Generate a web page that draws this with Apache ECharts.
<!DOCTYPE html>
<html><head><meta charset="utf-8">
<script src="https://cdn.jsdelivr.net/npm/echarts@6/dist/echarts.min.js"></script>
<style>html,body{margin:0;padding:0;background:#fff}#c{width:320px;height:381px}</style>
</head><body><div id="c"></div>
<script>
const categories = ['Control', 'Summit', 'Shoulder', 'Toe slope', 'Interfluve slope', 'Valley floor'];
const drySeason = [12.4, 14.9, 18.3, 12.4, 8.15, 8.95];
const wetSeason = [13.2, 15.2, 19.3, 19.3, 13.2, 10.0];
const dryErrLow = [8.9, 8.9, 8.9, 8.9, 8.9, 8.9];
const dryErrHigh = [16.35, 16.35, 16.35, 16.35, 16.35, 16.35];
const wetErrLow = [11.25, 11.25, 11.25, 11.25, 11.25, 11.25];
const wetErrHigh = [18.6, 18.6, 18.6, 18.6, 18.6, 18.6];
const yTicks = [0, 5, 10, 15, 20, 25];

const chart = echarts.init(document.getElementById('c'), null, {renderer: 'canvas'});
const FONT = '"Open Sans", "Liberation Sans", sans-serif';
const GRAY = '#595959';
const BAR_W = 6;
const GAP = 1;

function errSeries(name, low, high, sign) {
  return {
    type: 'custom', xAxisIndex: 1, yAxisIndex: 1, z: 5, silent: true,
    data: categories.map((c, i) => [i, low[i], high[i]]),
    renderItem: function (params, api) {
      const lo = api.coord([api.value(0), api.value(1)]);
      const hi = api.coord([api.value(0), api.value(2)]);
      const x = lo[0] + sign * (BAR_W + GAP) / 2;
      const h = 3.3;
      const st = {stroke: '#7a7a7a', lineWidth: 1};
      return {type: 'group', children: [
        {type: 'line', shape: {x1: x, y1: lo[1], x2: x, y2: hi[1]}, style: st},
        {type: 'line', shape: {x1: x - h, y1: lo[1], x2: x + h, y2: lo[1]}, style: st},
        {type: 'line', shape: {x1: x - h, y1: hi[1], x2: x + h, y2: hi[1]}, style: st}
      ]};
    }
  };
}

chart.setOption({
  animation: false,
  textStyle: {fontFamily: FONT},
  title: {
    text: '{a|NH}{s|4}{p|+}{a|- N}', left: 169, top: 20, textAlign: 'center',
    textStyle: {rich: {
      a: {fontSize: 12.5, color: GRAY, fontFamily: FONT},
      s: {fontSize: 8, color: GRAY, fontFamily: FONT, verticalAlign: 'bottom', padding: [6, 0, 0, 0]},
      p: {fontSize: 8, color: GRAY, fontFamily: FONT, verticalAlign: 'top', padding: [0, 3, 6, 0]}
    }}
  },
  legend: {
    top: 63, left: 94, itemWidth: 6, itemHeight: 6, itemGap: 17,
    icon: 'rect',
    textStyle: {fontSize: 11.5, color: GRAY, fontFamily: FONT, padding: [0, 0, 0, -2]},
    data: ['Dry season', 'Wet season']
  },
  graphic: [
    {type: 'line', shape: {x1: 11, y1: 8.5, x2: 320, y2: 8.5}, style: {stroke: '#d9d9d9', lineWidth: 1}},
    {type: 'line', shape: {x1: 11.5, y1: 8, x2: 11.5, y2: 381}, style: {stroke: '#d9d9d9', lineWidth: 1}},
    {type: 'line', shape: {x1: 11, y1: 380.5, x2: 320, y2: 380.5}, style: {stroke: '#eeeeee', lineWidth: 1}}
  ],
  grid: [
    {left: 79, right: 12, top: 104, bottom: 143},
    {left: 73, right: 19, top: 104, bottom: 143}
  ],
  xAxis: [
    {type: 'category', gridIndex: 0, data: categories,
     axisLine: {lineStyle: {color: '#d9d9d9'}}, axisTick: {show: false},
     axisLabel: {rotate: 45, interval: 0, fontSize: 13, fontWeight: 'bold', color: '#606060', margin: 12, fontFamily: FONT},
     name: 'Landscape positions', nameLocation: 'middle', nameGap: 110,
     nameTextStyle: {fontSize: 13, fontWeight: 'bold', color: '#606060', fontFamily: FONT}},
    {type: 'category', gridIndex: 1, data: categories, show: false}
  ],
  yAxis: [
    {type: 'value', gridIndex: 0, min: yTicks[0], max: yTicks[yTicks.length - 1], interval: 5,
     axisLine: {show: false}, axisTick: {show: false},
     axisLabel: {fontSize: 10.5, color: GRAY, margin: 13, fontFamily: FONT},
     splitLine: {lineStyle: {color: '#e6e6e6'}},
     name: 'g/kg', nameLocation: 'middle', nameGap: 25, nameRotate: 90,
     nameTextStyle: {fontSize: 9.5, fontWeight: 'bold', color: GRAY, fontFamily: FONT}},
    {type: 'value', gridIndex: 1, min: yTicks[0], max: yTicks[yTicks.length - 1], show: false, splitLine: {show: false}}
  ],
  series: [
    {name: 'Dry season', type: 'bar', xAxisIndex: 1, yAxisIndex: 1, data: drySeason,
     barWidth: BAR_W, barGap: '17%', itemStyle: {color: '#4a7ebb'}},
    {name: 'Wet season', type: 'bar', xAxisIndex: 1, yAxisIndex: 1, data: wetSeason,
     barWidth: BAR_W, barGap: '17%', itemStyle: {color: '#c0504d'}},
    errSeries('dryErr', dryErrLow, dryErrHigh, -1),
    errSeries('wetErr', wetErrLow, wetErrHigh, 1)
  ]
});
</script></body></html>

:::

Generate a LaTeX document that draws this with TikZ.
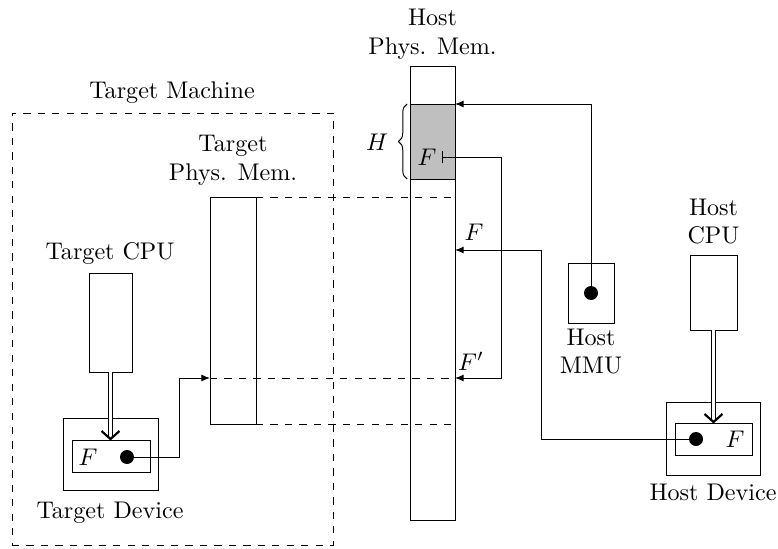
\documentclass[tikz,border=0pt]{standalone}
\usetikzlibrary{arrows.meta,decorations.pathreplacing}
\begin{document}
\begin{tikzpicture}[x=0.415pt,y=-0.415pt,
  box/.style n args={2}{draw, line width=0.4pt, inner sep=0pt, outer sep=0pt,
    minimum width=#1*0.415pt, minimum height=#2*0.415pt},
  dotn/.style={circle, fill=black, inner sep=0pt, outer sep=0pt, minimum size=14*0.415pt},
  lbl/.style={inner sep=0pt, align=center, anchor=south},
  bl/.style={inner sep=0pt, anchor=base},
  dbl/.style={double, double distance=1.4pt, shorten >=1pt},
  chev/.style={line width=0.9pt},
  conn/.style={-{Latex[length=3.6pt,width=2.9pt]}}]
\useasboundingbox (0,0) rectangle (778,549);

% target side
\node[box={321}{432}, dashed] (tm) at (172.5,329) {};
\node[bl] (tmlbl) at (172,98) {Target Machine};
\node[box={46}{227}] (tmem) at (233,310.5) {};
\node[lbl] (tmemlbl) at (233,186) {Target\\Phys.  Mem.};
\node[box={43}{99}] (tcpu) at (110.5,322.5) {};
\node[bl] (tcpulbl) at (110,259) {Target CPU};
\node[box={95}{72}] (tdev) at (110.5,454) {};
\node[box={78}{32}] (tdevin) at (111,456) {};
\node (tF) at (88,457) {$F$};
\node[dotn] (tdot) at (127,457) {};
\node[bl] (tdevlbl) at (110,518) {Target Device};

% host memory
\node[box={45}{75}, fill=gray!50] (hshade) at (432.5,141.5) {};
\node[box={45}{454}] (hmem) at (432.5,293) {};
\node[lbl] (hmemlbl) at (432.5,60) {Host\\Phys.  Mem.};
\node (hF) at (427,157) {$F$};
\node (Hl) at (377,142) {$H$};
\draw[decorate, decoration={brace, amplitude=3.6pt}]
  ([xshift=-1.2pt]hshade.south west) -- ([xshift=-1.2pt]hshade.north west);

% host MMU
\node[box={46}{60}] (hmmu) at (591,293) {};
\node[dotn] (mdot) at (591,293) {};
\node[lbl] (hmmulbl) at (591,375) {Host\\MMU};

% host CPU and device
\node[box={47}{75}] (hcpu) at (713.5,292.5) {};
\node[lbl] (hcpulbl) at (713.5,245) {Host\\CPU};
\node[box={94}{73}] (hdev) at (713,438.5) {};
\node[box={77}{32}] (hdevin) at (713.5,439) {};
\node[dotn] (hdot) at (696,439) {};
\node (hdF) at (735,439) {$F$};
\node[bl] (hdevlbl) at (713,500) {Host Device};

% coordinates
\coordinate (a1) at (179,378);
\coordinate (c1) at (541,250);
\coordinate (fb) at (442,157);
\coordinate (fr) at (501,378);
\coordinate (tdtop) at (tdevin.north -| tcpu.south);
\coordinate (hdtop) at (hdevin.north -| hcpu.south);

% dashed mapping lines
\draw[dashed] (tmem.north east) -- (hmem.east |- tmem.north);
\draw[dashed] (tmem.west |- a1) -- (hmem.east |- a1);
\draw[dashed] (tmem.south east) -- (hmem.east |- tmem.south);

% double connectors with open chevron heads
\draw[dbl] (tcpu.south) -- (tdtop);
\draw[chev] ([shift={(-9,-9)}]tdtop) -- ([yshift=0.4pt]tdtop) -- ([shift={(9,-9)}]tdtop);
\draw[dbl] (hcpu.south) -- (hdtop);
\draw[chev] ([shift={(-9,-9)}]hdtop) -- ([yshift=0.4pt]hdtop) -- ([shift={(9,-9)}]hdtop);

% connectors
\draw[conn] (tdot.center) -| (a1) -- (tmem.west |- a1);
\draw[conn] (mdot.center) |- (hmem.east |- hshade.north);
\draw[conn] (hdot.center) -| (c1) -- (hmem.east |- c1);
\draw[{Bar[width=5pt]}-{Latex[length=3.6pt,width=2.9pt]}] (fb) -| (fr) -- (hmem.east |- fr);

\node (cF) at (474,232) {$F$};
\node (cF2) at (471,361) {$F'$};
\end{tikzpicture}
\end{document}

:::

- Stated goal
Pictures are excluded. Repeat exactly the lines from the one containing "Generate a LaTeX" to the one containing "(0,0) rectangle (778,549);", inclusive.

- Output for this task
Generate a LaTeX document that draws this with TikZ.
\documentclass[tikz,border=0pt]{standalone}
\usetikzlibrary{arrows.meta,decorations.pathreplacing}
\begin{document}
\begin{tikzpicture}[x=0.415pt,y=-0.415pt,
  box/.style n args={2}{draw, line width=0.4pt, inner sep=0pt, outer sep=0pt,
    minimum width=#1*0.415pt, minimum height=#2*0.415pt},
  dotn/.style={circle, fill=black, inner sep=0pt, outer sep=0pt, minimum size=14*0.415pt},
  lbl/.style={inner sep=0pt, align=center, anchor=south},
  bl/.style={inner sep=0pt, anchor=base},
  dbl/.style={double, double distance=1.4pt, shorten >=1pt},
  chev/.style={line width=0.9pt},
  conn/.style={-{Latex[length=3.6pt,width=2.9pt]}}]
\useasboundingbox (0,0) rectangle (778,549);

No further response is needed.